Hola en el colegio tengo que hacer un proyecto tecnologico, y pensamos con los del grupo hacer un sistema con sensores que permitan hacer encender la luz del salon cuando entre una persona y quede encendida hasta que la/s persona/s  se vallan. La idea es que la luz quede encendida todo el tiempo que esten las personas dentro.

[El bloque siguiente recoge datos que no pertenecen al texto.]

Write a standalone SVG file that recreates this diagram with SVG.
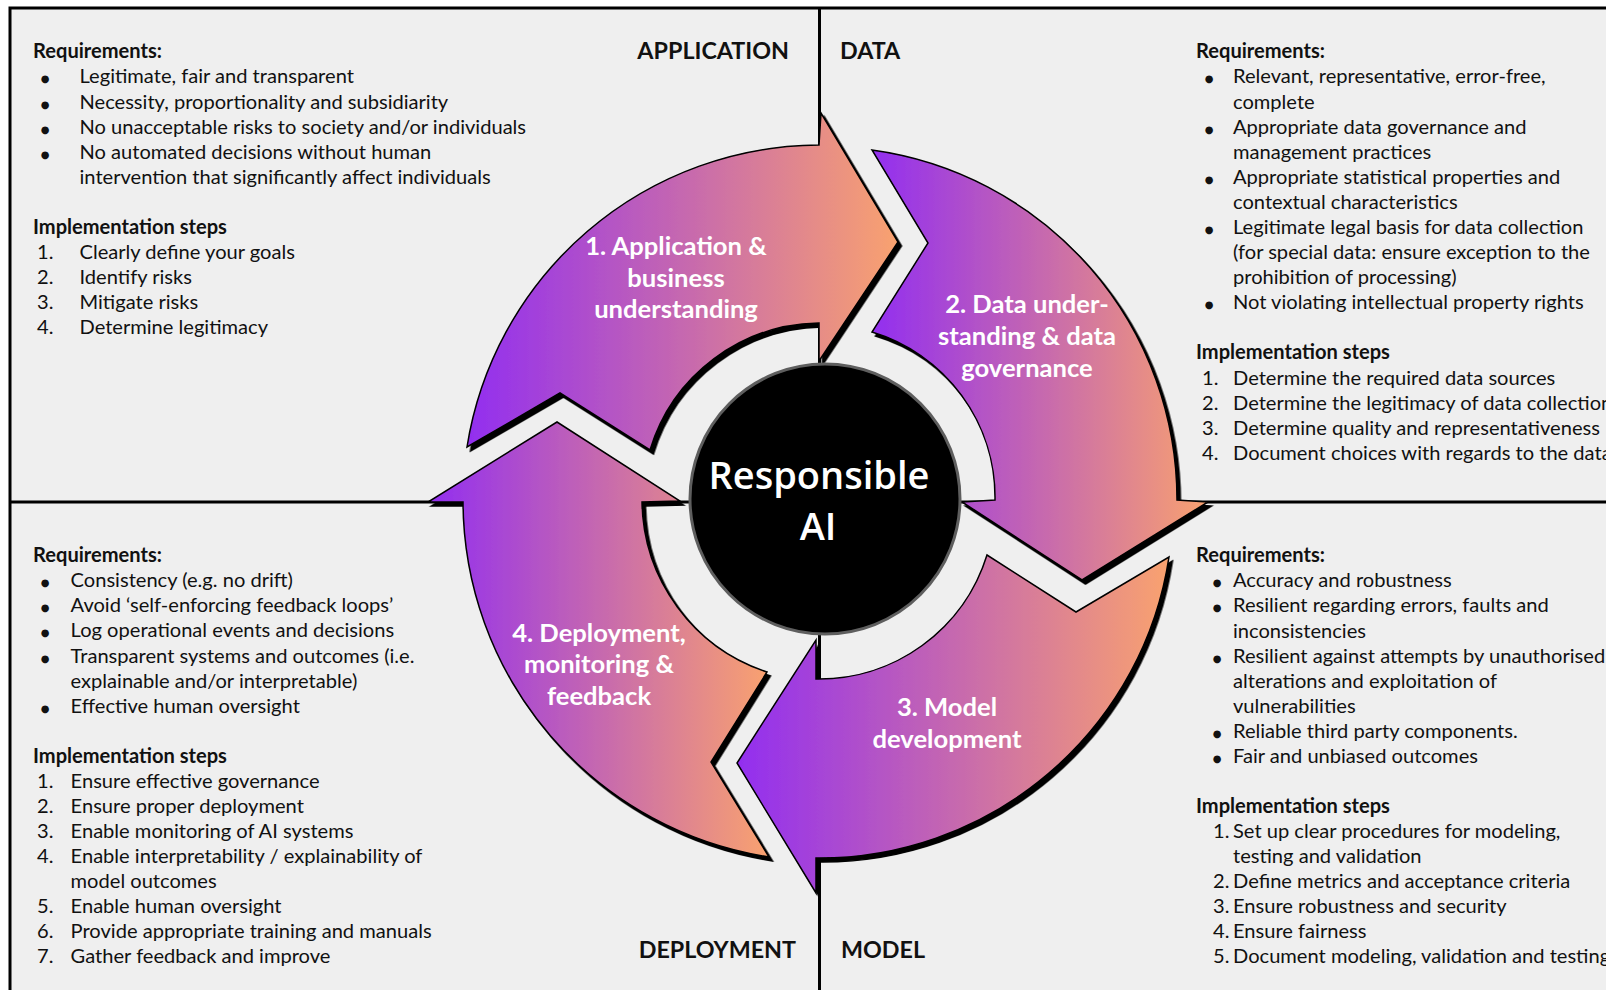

Lo que ese sistema no deberia hacer es que cuando entre o salga una persona del salon la luz se encienda y apague a cada rato
Quisiera saber si es posible hacer un sistema asi y mas o menos una idea de como hacerlo, y con que tipo de sensor se haria


----------



## pepechip (Abr 17, 2008)

hola
en la entrada puedes poner 2 barreras de infrarrojos, para saber si se entra o sale (similar a un encoder).
Y con microcontrolador puedes ir llevando la cuenta de la gente que hay dentro.


----------



## Fogonazo (Abr 17, 2008)

Hace un tiempo hubo un post sobre un contador de ingreso-egreso de personas a una habitacion con el concepto que comenta "pepechip" y en algun momento se comento sobre mantener la luz encendida, cualquier cuenta <= 0 apaga la luz


----------



## tiopepe123 (Abr 17, 2008)

Precisamente es lo que yo y muchos ingenieros andamos buscando un detector de presencia como el que pides, por desgracia aun no se ha diseñado de forma sencilla, en fin.

Mira esto

https://www.forosdeelectronica.com/posts/106090/

el pdf


----------



## el tierno (Abr 18, 2008)

holas amigos bueno hace un tiempo muy lejano cuando estudiaba en el tecnologico me pidieron algo similar es decir con cuenta personas de entrada y salida se hiba restando bueno te aconcejo que primero vallas por partes asi como te dijo pepechip empieza por los sensores infrarrojos ,la pregunta seria si todas las personas ingresan juntas o te a gotas (es un decir)  algo practico que podrias hacer es lo siguiente:
entran las personas se activa la luz luego pasa un tiempo digamos 2 minitos si no siguen entrando cambia atravez de un rele y espera que salgan ahi detecta lapresencia y se mantiene encendido la luz y si salieron todos o no hay precencia en elinfrarojo por un lapso de 2 ó 1 minuto se apagara la luz
en conclusion creo que te mareastes jejejeje tienes que usar retardor de tiempo asi como temporizadores uffff  "circuitos digitales"esperemos que entre todos te demos una manito


----------



## cristian0070 (Abr 18, 2008)

Muchisimas gracias por su ayuda, intentare con el grupo implementar alguna de ellas y ver cual puede ser la mas optima para el proyecto


----------



## mandola (Ago 20, 2008)

Para poder hacer el circuito se necesita un sensor TERMOPILA, que detecta el calor sin necesidad de moverse, al contrario que los PIR que sí necesitan que se mueva la persona para que se active de nuevo.
Interesa un esquema para construirlo.  Si alguien sabe alguno que lo suba para poder hacerlo, porque habemos varios que nos interesa.
Gracias.


----------